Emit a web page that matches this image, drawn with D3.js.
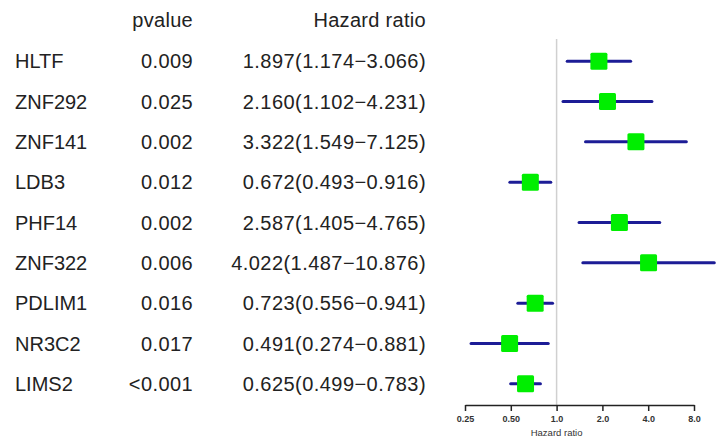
<!DOCTYPE html>
<html>
<head>
<meta charset="utf-8">
<script src="https://cdn.jsdelivr.net/npm/d3@7"></script>
<style>
  body { margin: 0; background: #fff; }
  svg { display: block; }
</style>
</head>
<body>
<svg id="chart" width="716" height="438"></svg>
<script>
// data
var genes = ["HLTF", "ZNF292", "ZNF141", "LDB3", "PHF14", "ZNF322", "PDLIM1", "NR3C2", "LIMS2"];
var pvalues = ["0.009", "0.025", "0.002", "0.012", "0.002", "0.006", "0.016", "0.017", "<0.001"];
var hr = [1.897, 2.160, 3.322, 0.672, 2.587, 4.022, 0.723, 0.491, 0.625];
var hrLow = [1.174, 1.102, 1.549, 0.493, 1.405, 1.487, 0.556, 0.274, 0.499];
var hrHigh = [3.066, 4.231, 7.125, 0.916, 4.765, 10.876, 0.941, 0.881, 0.783];
var hrText = ["1.897(1.174\u22123.066)", "2.160(1.102\u22124.231)", "3.322(1.549\u22127.125)",
  "0.672(0.493\u22120.916)", "2.587(1.405\u22124.765)", "4.022(1.487\u221210.876)",
  "0.723(0.556\u22120.941)", "0.491(0.274\u22120.881)", "0.625(0.499\u22120.783)"];
var ticks = [0.25, 0.5, 1, 2, 4, 8];
var tickLabels = ["0.25", "0.50", "1.0", "2.0", "4.0", "8.0"];

var svg = d3.select("#chart");
var font = "Liberation Sans, Arial, sans-serif";
var fs = 20;
var ink = "#222";

var x = d3.scaleLog().base(2)
  .domain([0.25, 8])
  .range([465, 694]);

var y = d3.scaleBand()
  .domain(d3.range(genes.length))
  .range([41, 404]);

var axisY = 405;

// header
svg.append("text").attr("x", 193).attr("y", 27)
  .attr("text-anchor", "end").attr("font-family", font).attr("font-size", fs)
  .attr("letter-spacing", 0.3).attr("fill", ink).text("pvalue");
svg.append("text").attr("x", 426).attr("y", 27)
  .attr("text-anchor", "end").attr("font-family", font).attr("font-size", fs)
  .attr("letter-spacing", 0.3).attr("fill", ink).text("Hazard ratio");

var row = svg.selectAll(".row")
  .data(genes)
  .join("g").attr("class", "row")
  .attr("transform", (d, i) => `translate(0,${y(i) + y.bandwidth() / 2})`);

row.append("text").attr("x", 15).attr("dy", "0.35em")
  .attr("font-family", font).attr("font-size", fs).attr("fill", ink)
  .text(d => d);

row.append("text").attr("x", 193).attr("dy", "0.35em").attr("text-anchor", "end")
  .attr("font-family", font).attr("font-size", fs).attr("letter-spacing", 0.4).attr("fill", ink)
  .text((d, i) => pvalues[i]);

row.append("text").attr("x", 426).attr("dy", "0.35em").attr("text-anchor", "end")
  .attr("font-family", font).attr("font-size", fs).attr("letter-spacing", 0.45).attr("fill", ink)
  .text((d, i) => hrText[i]);

// reference line at 1
svg.append("line")
  .attr("x1", x(1)).attr("x2", x(1))
  .attr("y1", 39).attr("y2", axisY)
  .attr("stroke", "#d0d0d0").attr("stroke-width", 1.5);

// CI lines
row.append("line")
  .attr("x1", (d, i) => x(hrLow[i]))
  .attr("x2", (d, i) => x(hrHigh[i]))
  .attr("stroke", "#1c1c96").attr("stroke-width", 3)
  .attr("stroke-linecap", "round");

// boxes
var box = 17;
row.append("rect")
  .attr("x", (d, i) => x(hr[i]) - box / 2)
  .attr("y", -box / 2)
  .attr("width", box).attr("height", box)
  .attr("rx", 1.5)
  .attr("fill", "#00ee00");

// axis
var axis = svg.append("g")
  .attr("transform", `translate(0,${axisY})`)
  .call(d3.axisBottom(x).tickValues(ticks).tickFormat((d, i) => tickLabels[i]).tickSize(6).tickSizeOuter(0));
axis.select(".domain").attr("stroke", ink).attr("stroke-width", 1.5);
axis.selectAll(".tick line").attr("stroke", ink).attr("stroke-width", 1.5);
axis.selectAll(".tick text").attr("font-family", font).attr("font-size", 9)
  .attr("font-weight", "bold").attr("fill", "#333").attr("dy", "0.85em");

svg.append("text").attr("x", x(1)).attr("y", 436)
  .attr("text-anchor", "middle").attr("font-family", font).attr("font-size", 9.5)
  .attr("fill", "#333").text("Hazard ratio");
</script>
</body>
</html>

# GOAL OF THE EXERCISE:
Return the material word for word. Pictures are not part of the copy.

# EXERCISE RESULT:
Emit a web page that matches this image, drawn with D3.js.
<!DOCTYPE html>
<html>
<head>
<meta charset="utf-8">
<script src="https://cdn.jsdelivr.net/npm/d3@7"></script>
<style>
  body { margin: 0; background: #fff; }
  svg { display: block; }
</style>
</head>
<body>
<svg id="chart" width="716" height="438"></svg>
<script>
// data
var genes = ["HLTF", "ZNF292", "ZNF141", "LDB3", "PHF14", "ZNF322", "PDLIM1", "NR3C2", "LIMS2"];
var pvalues = ["0.009", "0.025", "0.002", "0.012", "0.002", "0.006", "0.016", "0.017", "<0.001"];
var hr = [1.897, 2.160, 3.322, 0.672, 2.587, 4.022, 0.723, 0.491, 0.625];
var hrLow = [1.174, 1.102, 1.549, 0.493, 1.405, 1.487, 0.556, 0.274, 0.499];
var hrHigh = [3.066, 4.231, 7.125, 0.916, 4.765, 10.876, 0.941, 0.881, 0.783];
var hrText = ["1.897(1.174\u22123.066)", "2.160(1.102\u22124.231)", "3.322(1.549\u22127.125)",
  "0.672(0.493\u22120.916)", "2.587(1.405\u22124.765)", "4.022(1.487\u221210.876)",
  "0.723(0.556\u22120.941)", "0.491(0.274\u22120.881)", "0.625(0.499\u22120.783)"];
var ticks = [0.25, 0.5, 1, 2, 4, 8];
var tickLabels = ["0.25", "0.50", "1.0", "2.0", "4.0", "8.0"];

var svg = d3.select("#chart");
var font = "Liberation Sans, Arial, sans-serif";
var fs = 20;
var ink = "#222";

var x = d3.scaleLog().base(2)
  .domain([0.25, 8])
  .range([465, 694]);

var y = d3.scaleBand()
  .domain(d3.range(genes.length))
  .range([41, 404]);

var axisY = 405;

// header
svg.append("text").attr("x", 193).attr("y", 27)
  .attr("text-anchor", "end").attr("font-family", font).attr("font-size", fs)
  .attr("letter-spacing", 0.3).attr("fill", ink).text("pvalue");
svg.append("text").attr("x", 426).attr("y", 27)
  .attr("text-anchor", "end").attr("font-family", font).attr("font-size", fs)
  .attr("letter-spacing", 0.3).attr("fill", ink).text("Hazard ratio");

var row = svg.selectAll(".row")
  .data(genes)
  .join("g").attr("class", "row")
  .attr("transform", (d, i) => `translate(0,${y(i) + y.bandwidth() / 2})`);

row.append("text").attr("x", 15).attr("dy", "0.35em")
  .attr("font-family", font).attr("font-size", fs).attr("fill", ink)
  .text(d => d);

row.append("text").attr("x", 193).attr("dy", "0.35em").attr("text-anchor", "end")
  .attr("font-family", font).attr("font-size", fs).attr("letter-spacing", 0.4).attr("fill", ink)
  .text((d, i) => pvalues[i]);

row.append("text").attr("x", 426).attr("dy", "0.35em").attr("text-anchor", "end")
  .attr("font-family", font).attr("font-size", fs).attr("letter-spacing", 0.45).attr("fill", ink)
  .text((d, i) => hrText[i]);

// reference line at 1
svg.append("line")
  .attr("x1", x(1)).attr("x2", x(1))
  .attr("y1", 39).attr("y2", axisY)
  .attr("stroke", "#d0d0d0").attr("stroke-width", 1.5);

// CI lines
row.append("line")
  .attr("x1", (d, i) => x(hrLow[i]))
  .attr("x2", (d, i) => x(hrHigh[i]))
  .attr("stroke", "#1c1c96").attr("stroke-width", 3)
  .attr("stroke-linecap", "round");

// boxes
var box = 17;
row.append("rect")
  .attr("x", (d, i) => x(hr[i]) - box / 2)
  .attr("y", -box / 2)
  .attr("width", box).attr("height", box)
  .attr("rx", 1.5)
  .attr("fill", "#00ee00");

// axis
var axis = svg.append("g")
  .attr("transform", `translate(0,${axisY})`)
  .call(d3.axisBottom(x).tickValues(ticks).tickFormat((d, i) => tickLabels[i]).tickSize(6).tickSizeOuter(0));
axis.select(".domain").attr("stroke", ink).attr("stroke-width", 1.5);
axis.selectAll(".tick line").attr("stroke", ink).attr("stroke-width", 1.5);
axis.selectAll(".tick text").attr("font-family", font).attr("font-size", 9)
  .attr("font-weight", "bold").attr("fill", "#333").attr("dy", "0.85em");

svg.append("text").attr("x", x(1)).attr("y", 436)
  .attr("text-anchor", "middle").attr("font-family", font).attr("font-size", 9.5)
  .attr("fill", "#333").text("Hazard ratio");
</script>
</body>
</html>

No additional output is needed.